NEW legislation to reform the way universities are governed has caused deep divisions in higher education.

While students and academics have applauded moves to open up the running of the powerful ruling Courts that run universities, there has been sustained criticism from principals who have warned the very autonomy which drives the sector is under threat.

The origins of the Higher Education Governance (Scotland) Bill, which was published this week, date back to 2011 when a number of universities, including Glasgow and Strathclyde, brought forward course cuts.

There was a strong feeling from the wider communities these institutions serve that consultations with staff and students were rudimentary at best and that decisions were motivated by economic considerations rather than academic ones. There were also long-running concerns over the spiralling salaries of principals and the increasing autonomy of their management teams.

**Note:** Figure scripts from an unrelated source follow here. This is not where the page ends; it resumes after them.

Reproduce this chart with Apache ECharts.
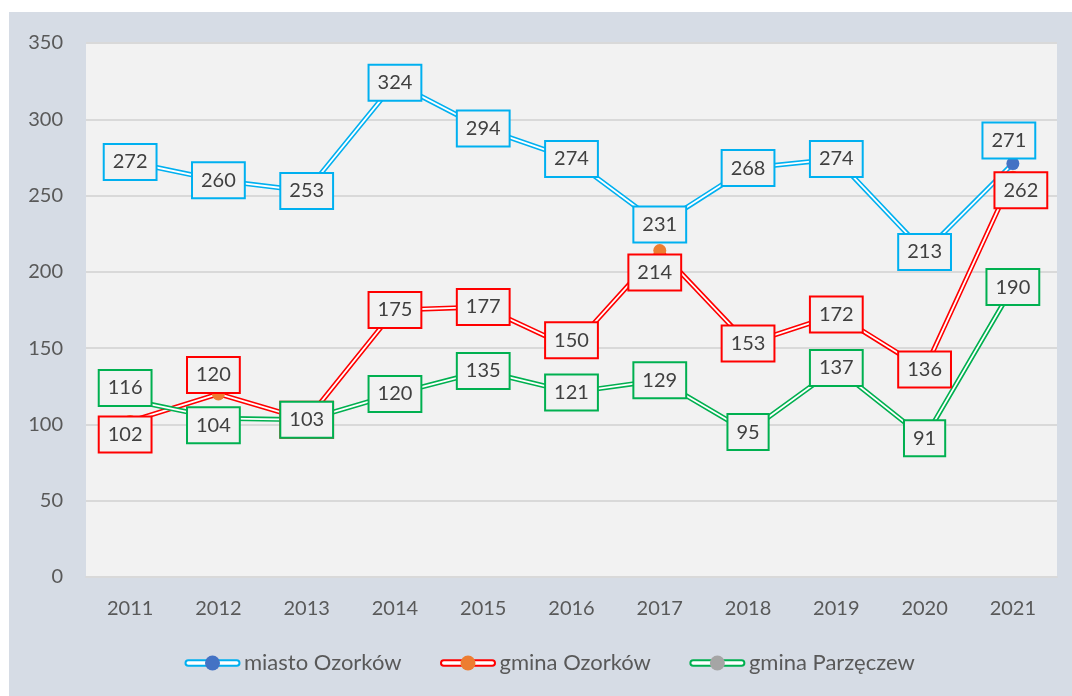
<!DOCTYPE html>
<html>
<head>
<meta charset="utf-8">
<script src="https://cdn.jsdelivr.net/npm/echarts@6/dist/echarts.min.js"></script>
<style>
  html, body { margin: 0; padding: 0; background: #ffffff; }
  #chart { position: absolute; left: 9px; top: 12px; width: 1063px; height: 684px; }
</style>
</head>
<body>
<div id="chart"></div>
<script>
// Years on the category axis
const years = ['2011', '2012', '2013', '2014', '2015', '2016', '2017', '2018', '2019', '2020', '2021'];

// Yearly values per area
const miastoOzorkow = [272, 260, 253, 324, 294, 274, 231, 268, 274, 213, 271];
const gminaOzorkow = [102, 120, 103, 175, 177, 150, 214, 153, 172, 136, 262];
const gminaParzeczew = [116, 104, 103, 120, 135, 121, 129, 95, 137, 91, 190];

const seriesNames = ['miasto Ozorków', 'gmina Ozorków', 'gmina Parzęczew'];
const seriesValues = [miastoOzorkow, gminaOzorkow, gminaParzeczew];

// Y axis ticks
const yMin = 0, yMax = 350, yStep = 50;

// Line colour and marker colour per series
const palette = [
  { line: '#00b0f0', marker: '#4472c4' },
  { line: '#ff0000', marker: '#ed7d31' },
  { line: '#00b050', marker: '#a5a5a5' }
];

// Labels nudged away from neighbouring labels: index -> [dx, dy]
const labelNudge = [
  { 10: [-4, -23] },
  { 0: [-5, 13], 1: [-5, -19], 5: [0, -8], 6: [-5, 22], 10: [8, 13] },
  { 0: [-5, -12], 1: [-5, 7] }
];

const FONT = 'Lato';

// Legend icon: double line with a round marker in the middle
function legendIcon(lineColor, markerColor) {
  const svg =
    '<svg xmlns="http://www.w3.org/2000/svg" width="57" height="16" viewBox="0 0 57 16">' +
    '<rect x="1.5" y="5.2" width="54" height="5.6" rx="2.8" ry="2.8" fill="#ffffff" stroke="' + lineColor + '" stroke-width="2"/>' +
    '<circle cx="28.5" cy="8" r="7.5" fill="' + markerColor + '"/>' +
    '</svg>';
  return 'image://data:image/svg+xml;charset=utf-8,' + encodeURIComponent(svg);
}

const series = [];

// Double lines: a wide coloured stroke with a thin white stroke on top, markers on the white one
seriesValues.forEach(function (vals, i) {
  series.push({
    name: seriesNames[i],
    type: 'line',
    data: vals,
    symbol: 'none',
    silent: true,
    z: 2,
    lineStyle: { color: palette[i].line, width: 5 },
    emphasis: { disabled: true }
  });
  series.push({
    name: seriesNames[i],
    type: 'line',
    data: vals,
    symbol: 'circle',
    symbolSize: 13,
    showSymbol: true,
    silent: true,
    z: 2,
    itemStyle: { color: palette[i].marker },
    lineStyle: { color: '#ffffff', width: 1.8 },
    emphasis: { disabled: true }
  });
});

// Boxed value labels, drawn above every line
seriesValues.forEach(function (vals, i) {
  series.push({
    name: seriesNames[i],
    type: 'scatter',
    z: 10 + i,
    symbolSize: 1,
    silent: true,
    itemStyle: { color: 'rgba(0,0,0,0)', opacity: 1 },
    emphasis: { disabled: true },
    label: {
      show: true,
      position: 'inside',
      formatter: function (p) { return String(p.value); },
      fontFamily: FONT,
      fontSize: 20,
      lineHeight: 22,
      color: '#404040',
      opacity: 1,
      backgroundColor: '#f2f2f2',
      borderColor: palette[i].line,
      borderWidth: 2,
      padding: [7, 8, 5, 8]
    },
    data: vals.map(function (v, k) {
      const nudge = labelNudge[i][k];
      return nudge ? { value: v, label: { offset: nudge } } : { value: v };
    })
  });
});

const chart = echarts.init(document.getElementById('chart'));
chart.setOption({
  animation: false,
  backgroundColor: '#d6dce5',
  textStyle: { fontFamily: FONT },
  grid: {
    left: 77, right: 15, top: 31, bottom: 119,
    show: true, backgroundColor: '#f2f2f2', borderWidth: 0
  },
  legend: {
    left: 175,
    top: 640,
    itemWidth: 57,
    itemHeight: 16,
    itemGap: 38,
    padding: 0,
    selectedMode: false,
    textStyle: { fontFamily: FONT, fontSize: 22, color: '#595959', padding: [0, 0, 0, -2] },
    data: seriesNames.map(function (n, i) {
      return { name: n, icon: legendIcon(palette[i].line, palette[i].marker) };
    })
  },
  xAxis: {
    type: 'category',
    data: years,
    boundaryGap: true,
    axisLine: { show: true, lineStyle: { color: '#d9d9d9', width: 2 } },
    axisTick: { show: false },
    axisLabel: { fontFamily: FONT, fontSize: 20, color: '#595959', margin: 22 },
    splitLine: { show: false }
  },
  yAxis: {
    type: 'value',
    min: yMin,
    max: yMax,
    interval: yStep,
    axisLine: { show: false },
    axisTick: { show: false },
    axisLabel: { fontFamily: FONT, fontSize: 20, color: '#595959', margin: 23 },
    splitLine: { lineStyle: { color: '#d9d9d9', width: 2 } }
  },
  series: series
});
</script>
</body>
</html>
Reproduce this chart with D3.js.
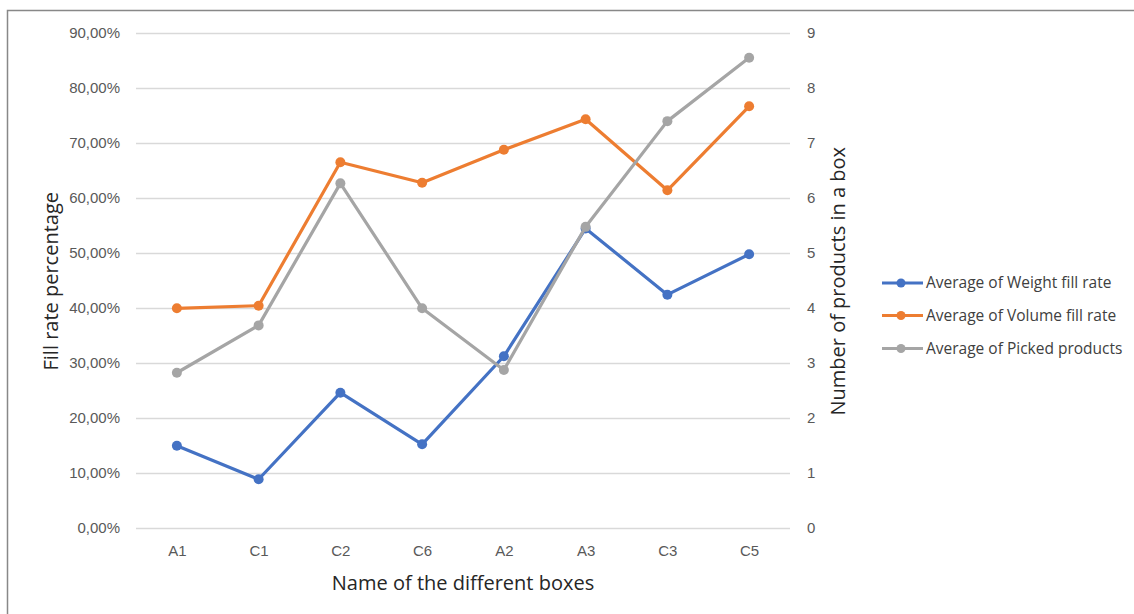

Michael Russell, the then Education Secretary, sensed an opportunity to scrutinise the affairs of universities more closely at a time when questions had been asked within government about how accountable universities were for the millions of pounds of public money invested in them every year.

As a result, a review of governance in Scottish universities was convened and it reported to ministers in 2012 with a number of radical suggestions, including staff and students helping to set principals' pay and a requirement that 40 per cent of governing body members should be women.

While some of these fell by the wayside, the two most controversial recommendations which made it to the Bill were that all universities should have elected chairs and that trade union members should sit on Court.

After the legislation was published, the old divisions resurfaced with Universities Scotland saying there was potential for "confusion and muddled accountability" with an elected chair and that the appointment of trade union members introduced the concept of "interest groups" on university Courts for the first time.

In contrast, student body NUS Scotland and the UCU Scotland lecturers' union welcomed the Bill as a "major step forward" which would make universities more democratic, representative, and transparent.

But there is a concerning aspect of the proposed legislation which has not yet been the subject of much discussion.

While the Bill would make it law for universities to have elected chairs, there is nothing which explains how that role would fit in with the existing post of rector at Scotland's ancient universities - who are already elected and who chair meetings of Court.

In addition, there are no details of how elections would work or who would make up the electorate. Instead, the Bill merely includes a regulation allowing further dialogue over the development of "as consensual a model for elected chairs as possible".

If no-one can be certain how elections will operate until after the legislation is passed, how are those opposed to elections expected to offer concrete objections as the Bill passes through the Scottish Parliament? This lack of proper oversight is hardly compatible with the principals of good governance espoused by the Bill.